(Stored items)

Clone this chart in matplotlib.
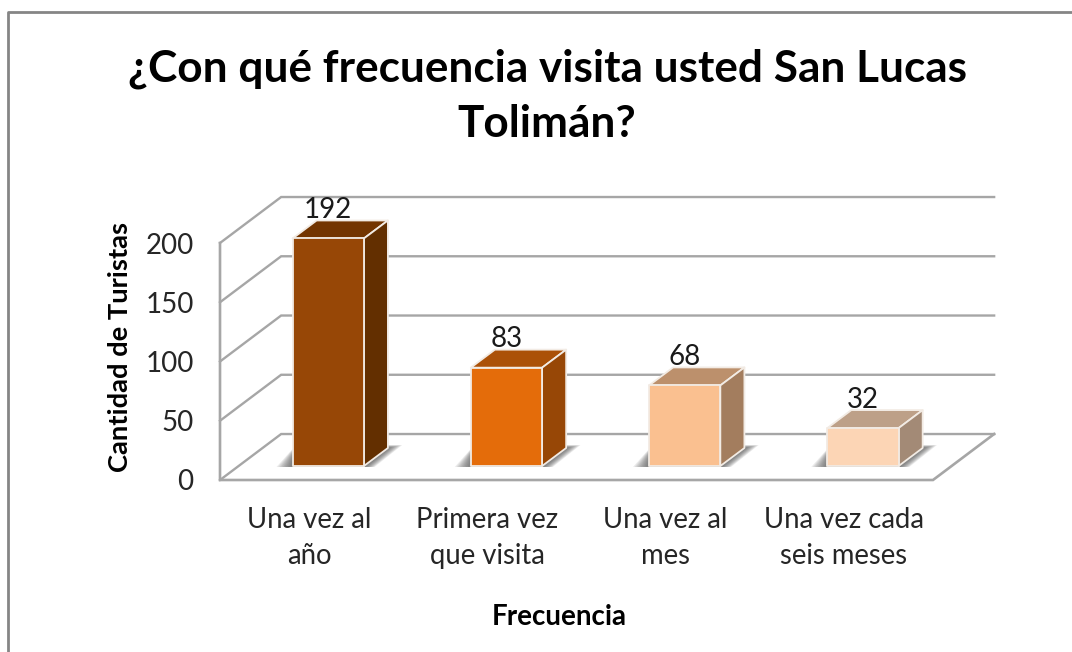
import numpy as np
import matplotlib.pyplot as plt
from matplotlib.lines import Line2D
from matplotlib.patches import Polygon

plt.rcParams['font.family'] = ['Lato', 'DejaVu Sans']

categories = ['Una vez al\naño', 'Primera vez\nque visita', 'Una vez al\nmes', 'Una vez cada\nseis meses']
values = [192, 83, 68, 32]
front_colors = ['#974706', '#e46c0a', '#fac090', '#fcd5b5']
top_colors = ['#733500', '#ab5108', '#bc906c', '#bda088']
side_colors = ['#632f00', '#974706', '#a37d5e', '#a38a76']
yticks = [0, 50, 100, 150, 200]

W, H = 1072, 652
grid_col = '#a6a6a6'

# depth of the box and of the bars, in data units
wall_dx, wall_dy = 0.343, 38.8
bar_w = 0.40
bar_dx, bar_dy = 0.135, 15.2
shift_x, shift_y = 0.107, 11.8

fig = plt.figure(figsize=(W / 100, H / 100), dpi=100)
ax = fig.add_axes([220 / W, 1 - 480 / H, 713 / W, 237 / H])
ax.set_xlim(-0.5, 3.5)
ax.set_ylim(0, 200)
for s in ax.spines.values():
    s.set_visible(False)
ax.patch.set_alpha(0)

# chart frame
fig.add_artist(Line2D([8 / W, 8 / W, 1], [0, 1 - 12 / H, 1 - 12 / H], color='#858585', lw=2))

# walls
x0, x1 = -0.5, 3.5
for v in yticks:
    ax.plot([x0, x0 + wall_dx, x1 + wall_dx], [v, v + wall_dy, v + wall_dy],
            color=grid_col, lw=1.7, clip_on=False, zorder=1, solid_joinstyle='miter')
ax.plot([x0, x0, x1, x1 + wall_dx], [200, 0, 0, wall_dy],
        color=grid_col, lw=1.9, clip_on=False, zorder=1, solid_joinstyle='miter')

for i, v in enumerate(values):
    left = i - bar_w / 2 + shift_x
    right = left + bar_w
    base = shift_y

    # soft shadow on the floor
    for grow in np.linspace(1, 0.2, 9):
        pts = [(left - 0.09 * grow, base - 0.8),
               (right + 0.06 * grow, base - 0.8),
               (right + bar_dx + 0.08 * grow, base + bar_dy + 2.5 * grow),
               (left + 0.02, base + bar_dy + 2.5 * grow)]
        ax.add_patch(Polygon(pts, closed=True, fc='#404040', ec='none', alpha=0.1,
                             clip_on=False, zorder=2))

    edge = dict(ec='#f2ebe4', lw=1.3, clip_on=False, zorder=3, joinstyle='round')
    ax.add_patch(Polygon([(left, base + v), (right, base + v),
                          (right + bar_dx, base + v + bar_dy), (left + bar_dx, base + v + bar_dy)],
                         closed=True, fc=top_colors[i], **edge))
    ax.add_patch(Polygon([(right, base), (right + bar_dx, base + bar_dy),
                          (right + bar_dx, base + v + bar_dy), (right, base + v)],
                         closed=True, fc=side_colors[i], **edge))
    ax.add_patch(Polygon([(left, base), (right, base), (right, base + v), (left, base + v)],
                         closed=True, fc=front_colors[i], **edge))
    ax.text(left + bar_w / 2, base + v + 24, str(v), ha='center', va='center',
            fontsize=20, color='#1a1a1a', zorder=4)

ax.set_xticks(range(len(categories)))
ax.set_xticklabels(categories, fontsize=19.8, color='#262626', linespacing=1.47)
ax.set_yticks(yticks)
ax.tick_params(axis='x', length=0, pad=19.5)
ax.tick_params(axis='y', length=0, pad=19, labelsize=20, labelcolor='#262626')

fig.text(547 / W, 1 - 96.5 / H, '¿Con qué frecuencia visita usted San Lucas\nTolimán?',
         ha='center', va='center', fontsize=31.8, fontweight='bold', color='black', linespacing=1.44)
fig.text(120 / W, 1 - 347 / H, 'Cantidad de Turistas', rotation=90, ha='center', va='center',
         fontsize=19.7, fontweight='bold', color='black')
fig.text(559 / W, 1 - 617 / H, 'Frecuencia', ha='center', va='center',
         fontsize=20, fontweight='bold', color='black')

plt.savefig('out.png', dpi=100)
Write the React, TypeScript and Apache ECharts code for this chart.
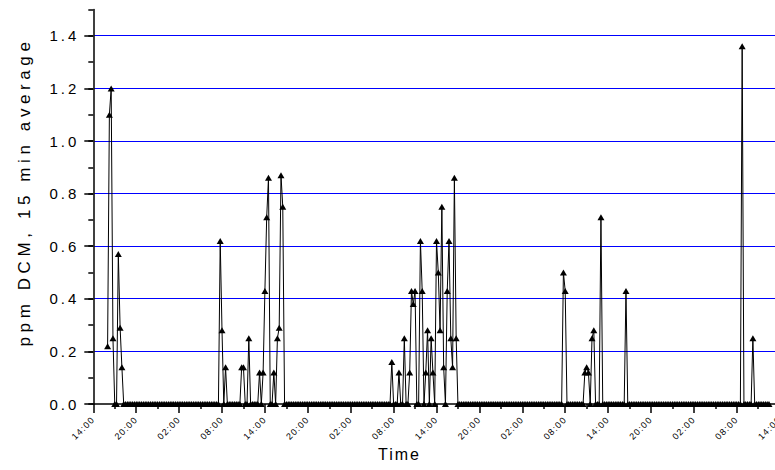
import React, { useEffect, useRef } from "react";
import * as echarts from "echarts";

// x axis: hours since the first 14:00 tick, one label every 6 hours
const xTickLabels = [
  "14:00", "20:00", "02:00", "08:00", "14:00", "20:00", "02:00", "08:00",
  "14:00", "20:00", "02:00", "08:00", "14:00", "20:00", "02:00", "08:00", "14:00",
];
const yTickValues = [0, 0.2, 0.4, 0.6, 0.8, 1.0, 1.2, 1.4];
const gridValues = [0.2, 0.4, 0.6, 0.8, 1.0, 1.2, 1.4];

// 15-minute averages: first and last reading (hours after the first 14:00)
const firstReadingHour = 2;
const lastReadingHour = 94.5;
const stepHours = 0.25;

// readings above zero (hours after the first 14:00, ppm); all other readings are 0
const readingHours = [
  2, 2.25, 2.5, 2.75, 3.5, 3.75, 4,
  17.75, 18, 18.5, 20.75, 21, 21.75, 23.25, 23.75, 24, 24.25, 24.5, 25.25, 25.75, 26, 26.25, 26.5,
  41.75, 42.75, 43.5, 44.25, 44.5, 44.75, 45, 45.75, 46, 46.5, 46.75, 47.25, 47.5, 48, 48.25, 48.5,
  48.75, 49, 49.5, 49.75, 50, 50.25, 50.5, 50.75,
  65.75, 66, 68.75, 69, 69.25, 69.75, 70, 71, 74.5,
  90.75, 92.25,
];
const readingValues = [
  0.22, 1.1, 1.2, 0.25, 0.57, 0.29, 0.14,
  0.62, 0.28, 0.14, 0.14, 0.14, 0.25, 0.12, 0.12, 0.43, 0.71, 0.86, 0.12, 0.25, 0.29, 0.87, 0.75,
  0.16, 0.12, 0.25, 0.12, 0.43, 0.38, 0.43, 0.62, 0.43, 0.12, 0.28, 0.25, 0.12, 0.62, 0.5, 0.28,
  0.75, 0.14, 0.43, 0.62, 0.25, 0.14, 0.86, 0.25,
  0.5, 0.43, 0.12, 0.14, 0.12, 0.25, 0.28, 0.71, 0.43,
  1.36, 0.25,
];

const yName = "ppm DCM, 15 min average";
const xName = "Time";
const FONT = "Liberation Sans, Arial, sans-serif";

const GRID_LEFT = 93.3;
const GRID_WIDTH = 686.4;

export default function App() {
  const ref = useRef<HTMLDivElement>(null);

  useEffect(() => {
    if (!ref.current) return;
    const chart = echarts.init(ref.current, null, { renderer: "svg" });

    const lookup = new Map<number, number>();
    readingHours.forEach((h, i) => lookup.set(Math.round(h / stepHours), readingValues[i]));
    const data: [number, number][] = [];
    const n0 = Math.round(firstReadingHour / stepHours);
    const n1 = Math.round(lastReadingHour / stepHours);
    for (let s = n0; s <= n1; s++) {
      data.push([s * stepHours, lookup.has(s) ? (lookup.get(s) as number) : 0]);
    }

    const option: any = {
      animation: false,
      backgroundColor: "#ffffff",
      grid: {
        left: GRID_LEFT,
        top: 9.5,
        width: GRID_WIDTH,
        height: 394.5,
        containLabel: false,
        outerBoundsMode: "none",
      },
      xAxis: {
        type: "value",
        min: 0,
        max: 96,
        interval: 6,
        axisLine: { show: true, onZero: false, lineStyle: { color: "#000", width: 1.5 } },
        axisTick: { show: true, length: 9, lineStyle: { color: "#000", width: 1.5 } },
        minorTick: { show: true, splitNumber: 2, length: 5, lineStyle: { color: "#000", width: 1.5 } },
        splitLine: { show: false },
        minorSplitLine: { show: false },
        axisLabel: {
          rotate: 45,
          fontSize: 9,
          fontFamily: FONT,
          color: "#000",
          margin: 14,
          hideOverlap: false,
          formatter: (v: number) => xTickLabels[Math.round(v / 6)] ?? "",
        },
      },
      yAxis: [
        {
          type: "value",
          min: 0,
          max: 1.5,
          interval: 0.2,
          axisLine: { show: true, onZero: false, lineStyle: { color: "#000", width: 1.5 } },
          axisTick: { show: true, length: 9, customValues: yTickValues, lineStyle: { color: "#000", width: 1.5 } },
          axisLabel: {
            customValues: yTickValues,
            fontSize: 15,
            fontFamily: FONT,
            color: "#000",
            margin: 14,
            formatter: (v: number) => (v > 1.45 ? "" : v.toFixed(1)),
          },
          splitLine: { show: false },
        },
        {
          type: "value",
          min: 0,
          max: 1.5,
          interval: 0.1,
          position: "left",
          axisLine: { show: false },
          axisTick: { show: true, length: 5, lineStyle: { color: "#000", width: 1.5 } },
          axisLabel: { show: false },
          splitLine: { show: false },
        },
      ],
      series: [
        {
          type: "line",
          data,
          yAxisIndex: 0,
          clip: false,
          symbol: "triangle",
          symbolSize: [7, 6],
          itemStyle: { color: "#000" },
          lineStyle: { color: "#000", width: 1 },
          z: 3,
        },
      ],
      graphic: {
        elements: [
          {
            id: "yname",
            type: "text",
            x: 24.5,
            y: 192,
            rotation: Math.PI / 2,
            style: {
              text: yName,
              fontSize: 17,
              fontFamily: FONT,
              fill: "#000",
              align: "center",
              verticalAlign: "middle",
            },
          },
          {
            id: "xname",
            type: "text",
            left: 378,
            top: 446,
            style: { text: xName, fontSize: 16, fontFamily: FONT, fill: "#000" },
          },
        ],
      },
    };

    chart.setOption(option);

    // horizontal blue grid lines, placed through the y axis scale and snapped to whole pixels
    const gridLines = gridValues.map((v, i) => {
      const py = chart.convertToPixel({ yAxisIndex: 0 }, v) as number;
      const y = Math.round(py - 0.5) + 0.5;
      return {
        id: "grid" + i,
        type: "line",
        z: 0,
        silent: true,
        shape: { x1: GRID_LEFT + 1, y1: y, x2: GRID_LEFT + GRID_WIDTH, y2: y },
        style: { stroke: "#0000ff", lineWidth: 1 },
      };
    });
    chart.setOption({ graphic: { elements: gridLines } });

    const svg = ref.current.querySelector("svg");
    if (svg) {
      svg.querySelectorAll("text").forEach((t) => {
        const s = t.textContent || "";
        if (s === yName) (t as any).style.letterSpacing = "4.6px";
        else if (s === xName) (t as any).style.letterSpacing = "2px";
        else if (/^\d\.\d$/.test(s)) (t as any).style.letterSpacing = "3px";
        else if (/^\d\d:\d\d$/.test(s)) (t as any).style.letterSpacing = "1.2px";
      });
    }

    return () => chart.dispose();
  }, []);

  return (
    <div
      ref={ref}
      style={{ position: "absolute", left: 0, top: 0, width: 775, height: 470, background: "#fff" }}
    />
  );
}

WHAT THE TASK ASKS: Only the lines between the one with "Write the React, TypeScript" and the one with "const gridValues = [0.2, 0.4, 0.6, 0.8, 1.0, 1.2, 1.4];", those two included, get copied from the material above. Keep it exact and free of pictures.

ANSWER FOR THE TASK:
Write the React, TypeScript and Apache ECharts code for this chart.
import React, { useEffect, useRef } from "react";
import * as echarts from "echarts";

// x axis: hours since the first 14:00 tick, one label every 6 hours
const xTickLabels = [
  "14:00", "20:00", "02:00", "08:00", "14:00", "20:00", "02:00", "08:00",
  "14:00", "20:00", "02:00", "08:00", "14:00", "20:00", "02:00", "08:00", "14:00",
];
const yTickValues = [0, 0.2, 0.4, 0.6, 0.8, 1.0, 1.2, 1.4];
const gridValues = [0.2, 0.4, 0.6, 0.8, 1.0, 1.2, 1.4];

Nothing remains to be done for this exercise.